- Leader: Emilio Paradiso
- Founded: 2011
- Split from: Lega Nord Toscana
- Ideology: Federalism
- Political position: Centre-right
- Regional Council of Tuscany: 0 / 41

= Lega Toscana (2011) =

Lega Toscana ("Tuscany League", LT) is a regionalist political party in Italy active in Tuscany.

The party was formed in January 2011 as Lega per la Toscana ("League for Tuscany") by a group of splinters from Lega Nord Toscana (LNT) led by Emilio Paradiso, a former president of the party, and Federico Tosoni, both based in Prato.
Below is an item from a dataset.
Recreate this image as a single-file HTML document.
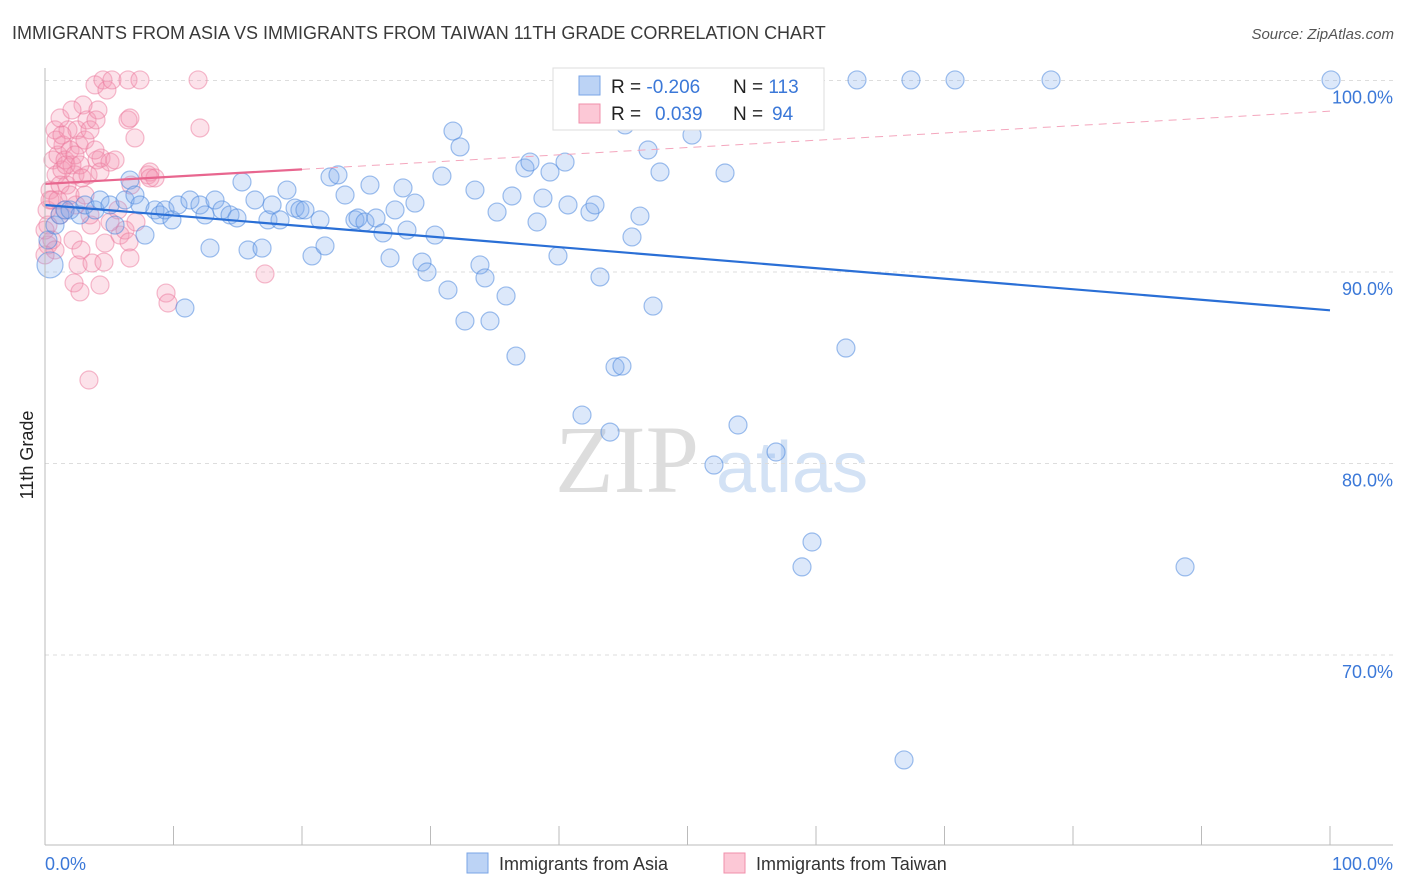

They opposed Lega Nord's return to separatism, while they were strong proponents of federalism. As well as other splinters who had earlier formed Tuscan Identity, Paradiso and Tosoni had been rivals of Claudio Morganti, former leader of LNT and MEP.

In January 2012 the party was joined by a group of LNT splinters from the province of Lucca led by Franco Paiuzza.

In the 2015 regional election a joint list of the League for Tuscany and More Tuscany won 0.6% of the vote.

In the local elections of 2019, Emilio Paradiso ran for mayor of Prato. Eventually, Paradiso and his party scored just 1.3% of the votes and failed the election to the municipal council.

In the 2020 Tuscan regional election Paradiso was a candidate on the Lega per Salvini Premier lists, in support of Susanna Ceccardi's candidacy for president of the region, but was not elected.